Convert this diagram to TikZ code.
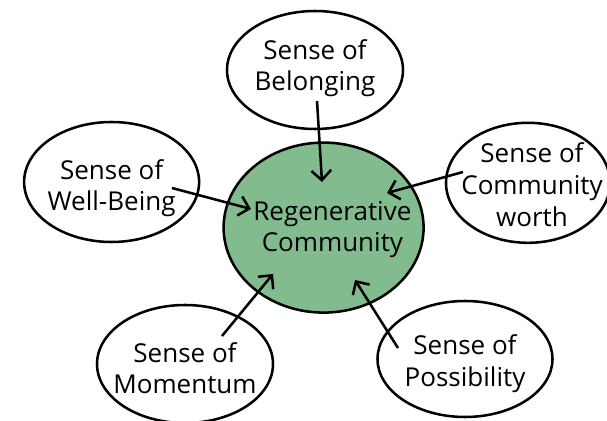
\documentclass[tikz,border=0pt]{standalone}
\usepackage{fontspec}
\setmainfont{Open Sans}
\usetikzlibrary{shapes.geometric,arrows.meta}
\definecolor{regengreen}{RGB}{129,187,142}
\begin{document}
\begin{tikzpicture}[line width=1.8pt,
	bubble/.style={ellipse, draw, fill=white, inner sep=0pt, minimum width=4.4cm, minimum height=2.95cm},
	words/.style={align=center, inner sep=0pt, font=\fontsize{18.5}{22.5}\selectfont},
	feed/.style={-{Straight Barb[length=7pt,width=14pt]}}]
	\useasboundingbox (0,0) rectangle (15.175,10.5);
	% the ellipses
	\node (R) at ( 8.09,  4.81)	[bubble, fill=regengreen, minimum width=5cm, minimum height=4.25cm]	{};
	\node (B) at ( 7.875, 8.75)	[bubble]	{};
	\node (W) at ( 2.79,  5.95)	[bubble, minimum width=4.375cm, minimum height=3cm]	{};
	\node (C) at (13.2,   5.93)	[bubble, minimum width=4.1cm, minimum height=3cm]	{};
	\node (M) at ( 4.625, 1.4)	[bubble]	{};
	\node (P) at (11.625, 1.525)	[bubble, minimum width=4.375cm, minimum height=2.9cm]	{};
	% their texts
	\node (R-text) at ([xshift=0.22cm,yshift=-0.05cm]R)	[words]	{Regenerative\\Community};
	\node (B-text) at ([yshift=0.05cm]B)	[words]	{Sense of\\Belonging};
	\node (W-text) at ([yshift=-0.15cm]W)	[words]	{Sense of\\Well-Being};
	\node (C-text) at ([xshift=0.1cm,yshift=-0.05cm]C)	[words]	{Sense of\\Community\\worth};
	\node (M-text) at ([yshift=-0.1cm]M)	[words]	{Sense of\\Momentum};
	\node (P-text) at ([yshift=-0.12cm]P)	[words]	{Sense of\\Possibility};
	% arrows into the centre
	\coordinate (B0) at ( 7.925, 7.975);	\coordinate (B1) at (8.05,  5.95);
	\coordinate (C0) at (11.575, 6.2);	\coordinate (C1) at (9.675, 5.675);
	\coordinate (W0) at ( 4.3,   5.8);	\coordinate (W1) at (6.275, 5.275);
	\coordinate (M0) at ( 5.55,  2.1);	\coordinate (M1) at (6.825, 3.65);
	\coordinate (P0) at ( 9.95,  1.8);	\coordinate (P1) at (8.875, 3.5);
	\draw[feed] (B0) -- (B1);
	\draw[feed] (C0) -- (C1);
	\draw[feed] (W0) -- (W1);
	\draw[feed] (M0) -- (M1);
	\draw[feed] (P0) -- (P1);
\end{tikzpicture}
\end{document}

_Task directions_:
Give the data again exactly as written, with all pictures left out.

_Final answer_:
Convert this diagram to TikZ code.
\documentclass[tikz,border=0pt]{standalone}
\usepackage{fontspec}
\setmainfont{Open Sans}
\usetikzlibrary{shapes.geometric,arrows.meta}
\definecolor{regengreen}{RGB}{129,187,142}
\begin{document}
\begin{tikzpicture}[line width=1.8pt,
	bubble/.style={ellipse, draw, fill=white, inner sep=0pt, minimum width=4.4cm, minimum height=2.95cm},
	words/.style={align=center, inner sep=0pt, font=\fontsize{18.5}{22.5}\selectfont},
	feed/.style={-{Straight Barb[length=7pt,width=14pt]}}]
	\useasboundingbox (0,0) rectangle (15.175,10.5);
	% the ellipses
	\node (R) at ( 8.09,  4.81)	[bubble, fill=regengreen, minimum width=5cm, minimum height=4.25cm]	{};
	\node (B) at ( 7.875, 8.75)	[bubble]	{};
	\node (W) at ( 2.79,  5.95)	[bubble, minimum width=4.375cm, minimum height=3cm]	{};
	\node (C) at (13.2,   5.93)	[bubble, minimum width=4.1cm, minimum height=3cm]	{};
	\node (M) at ( 4.625, 1.4)	[bubble]	{};
	\node (P) at (11.625, 1.525)	[bubble, minimum width=4.375cm, minimum height=2.9cm]	{};
	% their texts
	\node (R-text) at ([xshift=0.22cm,yshift=-0.05cm]R)	[words]	{Regenerative\\Community};
	\node (B-text) at ([yshift=0.05cm]B)	[words]	{Sense of\\Belonging};
	\node (W-text) at ([yshift=-0.15cm]W)	[words]	{Sense of\\Well-Being};
	\node (C-text) at ([xshift=0.1cm,yshift=-0.05cm]C)	[words]	{Sense of\\Community\\worth};
	\node (M-text) at ([yshift=-0.1cm]M)	[words]	{Sense of\\Momentum};
	\node (P-text) at ([yshift=-0.12cm]P)	[words]	{Sense of\\Possibility};
	% arrows into the centre
	\coordinate (B0) at ( 7.925, 7.975);	\coordinate (B1) at (8.05,  5.95);
	\coordinate (C0) at (11.575, 6.2);	\coordinate (C1) at (9.675, 5.675);
	\coordinate (W0) at ( 4.3,   5.8);	\coordinate (W1) at (6.275, 5.275);
	\coordinate (M0) at ( 5.55,  2.1);	\coordinate (M1) at (6.825, 3.65);
	\coordinate (P0) at ( 9.95,  1.8);	\coordinate (P1) at (8.875, 3.5);
	\draw[feed] (B0) -- (B1);
	\draw[feed] (C0) -- (C1);
	\draw[feed] (W0) -- (W1);
	\draw[feed] (M0) -- (M1);
	\draw[feed] (P0) -- (P1);
\end{tikzpicture}
\end{document}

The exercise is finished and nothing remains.